Margin: 50%, Markup: 100%, Profit: $50

Retail Pricing

Cost $50, Want 20% Margin

Sell Price must be $62.50

How to use

  1. Enter the "Cost" of the item.
  2. Enter the "Revenue" (Selling Price).
  3. Click "Calculate" to see your Margin and Markup.
  4. Alternatively, enter Cost and desired Margin to find the Revenue needed.

Benefits

  • Calculates Margin, Markup, and Profit
  • Supports reverse calculation (Goal seek)
  • Clear Margin vs Markup comparison
  • Works for any currency

FAQs

What is the difference between Margin and Markup?

Margin = (Price - Cost) / Price. Markup = (Price - Cost) / Cost. Margin is always lower than Markup (unless cost is zero).

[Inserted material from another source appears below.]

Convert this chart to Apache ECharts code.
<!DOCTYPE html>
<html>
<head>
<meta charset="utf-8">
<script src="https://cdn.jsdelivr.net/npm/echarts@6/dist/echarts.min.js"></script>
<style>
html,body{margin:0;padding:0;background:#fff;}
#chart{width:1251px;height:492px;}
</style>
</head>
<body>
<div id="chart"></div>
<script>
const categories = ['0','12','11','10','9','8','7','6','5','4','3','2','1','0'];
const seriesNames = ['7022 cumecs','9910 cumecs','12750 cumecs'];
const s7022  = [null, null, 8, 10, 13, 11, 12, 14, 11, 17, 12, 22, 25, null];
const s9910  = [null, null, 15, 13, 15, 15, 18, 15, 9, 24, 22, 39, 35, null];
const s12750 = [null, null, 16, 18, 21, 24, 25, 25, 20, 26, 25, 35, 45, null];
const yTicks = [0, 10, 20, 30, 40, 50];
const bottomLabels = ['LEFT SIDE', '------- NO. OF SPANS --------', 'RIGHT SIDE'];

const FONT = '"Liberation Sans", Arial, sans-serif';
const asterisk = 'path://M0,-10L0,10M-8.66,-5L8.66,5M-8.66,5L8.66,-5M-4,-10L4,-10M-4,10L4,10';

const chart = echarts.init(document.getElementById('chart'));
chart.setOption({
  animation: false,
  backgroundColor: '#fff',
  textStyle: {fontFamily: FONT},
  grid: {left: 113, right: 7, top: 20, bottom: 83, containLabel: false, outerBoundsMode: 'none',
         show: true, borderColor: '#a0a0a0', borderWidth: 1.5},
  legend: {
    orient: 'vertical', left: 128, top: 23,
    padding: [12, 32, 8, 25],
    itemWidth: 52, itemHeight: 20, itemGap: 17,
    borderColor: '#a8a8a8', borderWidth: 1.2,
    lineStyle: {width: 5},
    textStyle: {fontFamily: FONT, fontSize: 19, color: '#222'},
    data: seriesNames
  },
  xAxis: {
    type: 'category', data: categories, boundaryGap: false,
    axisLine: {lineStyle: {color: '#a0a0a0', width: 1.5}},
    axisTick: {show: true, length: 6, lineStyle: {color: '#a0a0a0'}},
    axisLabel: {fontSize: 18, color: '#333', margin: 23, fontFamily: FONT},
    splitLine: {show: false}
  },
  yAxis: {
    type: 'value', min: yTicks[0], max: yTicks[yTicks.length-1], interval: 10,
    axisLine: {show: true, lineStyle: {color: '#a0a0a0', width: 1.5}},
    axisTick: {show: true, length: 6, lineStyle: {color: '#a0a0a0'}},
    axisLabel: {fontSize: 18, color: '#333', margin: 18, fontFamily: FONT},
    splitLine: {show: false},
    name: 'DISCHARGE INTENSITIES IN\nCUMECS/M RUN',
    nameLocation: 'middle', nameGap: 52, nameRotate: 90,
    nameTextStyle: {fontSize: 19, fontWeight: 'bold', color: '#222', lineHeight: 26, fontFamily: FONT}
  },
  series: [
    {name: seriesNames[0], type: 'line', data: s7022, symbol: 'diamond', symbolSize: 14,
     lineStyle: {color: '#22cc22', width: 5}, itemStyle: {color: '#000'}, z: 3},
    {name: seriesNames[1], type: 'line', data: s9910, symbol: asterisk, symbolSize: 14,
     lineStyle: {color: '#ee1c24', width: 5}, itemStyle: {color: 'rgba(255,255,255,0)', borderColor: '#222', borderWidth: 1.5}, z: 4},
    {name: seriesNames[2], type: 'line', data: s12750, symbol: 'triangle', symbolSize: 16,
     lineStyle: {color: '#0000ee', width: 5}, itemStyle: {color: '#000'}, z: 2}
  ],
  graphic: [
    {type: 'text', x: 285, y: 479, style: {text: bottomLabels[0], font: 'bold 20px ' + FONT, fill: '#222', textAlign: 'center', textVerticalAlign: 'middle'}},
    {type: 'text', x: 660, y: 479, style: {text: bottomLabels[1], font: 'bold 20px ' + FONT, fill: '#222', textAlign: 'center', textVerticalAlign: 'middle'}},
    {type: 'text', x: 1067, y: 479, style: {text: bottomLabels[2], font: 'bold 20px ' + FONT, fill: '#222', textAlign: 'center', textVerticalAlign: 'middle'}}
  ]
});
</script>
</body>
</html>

How do I calculate profit margin?

Profit margin = ((Revenue - Cost) / Revenue) × 100. For example, if you sell for $100 and cost is $70, your margin is 30%.

What is a good profit margin?

It varies by industry. Retail typically sees 2-5%, software 70-90%, restaurants 3-5%. Higher margins generally indicate better profitability.

Can I use this for gross margin calculation?

Yes, enter your revenue (sales price) and cost of goods sold (COGS) to calculate gross profit margin. This shows profitability before operating expenses.

Why is markup higher than margin for the same product?

Markup uses cost as the denominator while margin uses price (which is higher). For example, a $50 item sold for $100 has 100% markup ($50/$50) but only 50% margin ($50/$100). The difference becomes more pronounced with higher margins - always specify which you're discussing to avoid confusion.

How do I price products to achieve a target margin?

To find selling price from cost and desired margin: Price = Cost / (1 - Margin%). For example, if cost is $50 and you want 40% margin: $50 / (1 - 0.40) = $83.33. This ensures your margin goal is met. Never confuse this with markup, which would give you a different (lower) price.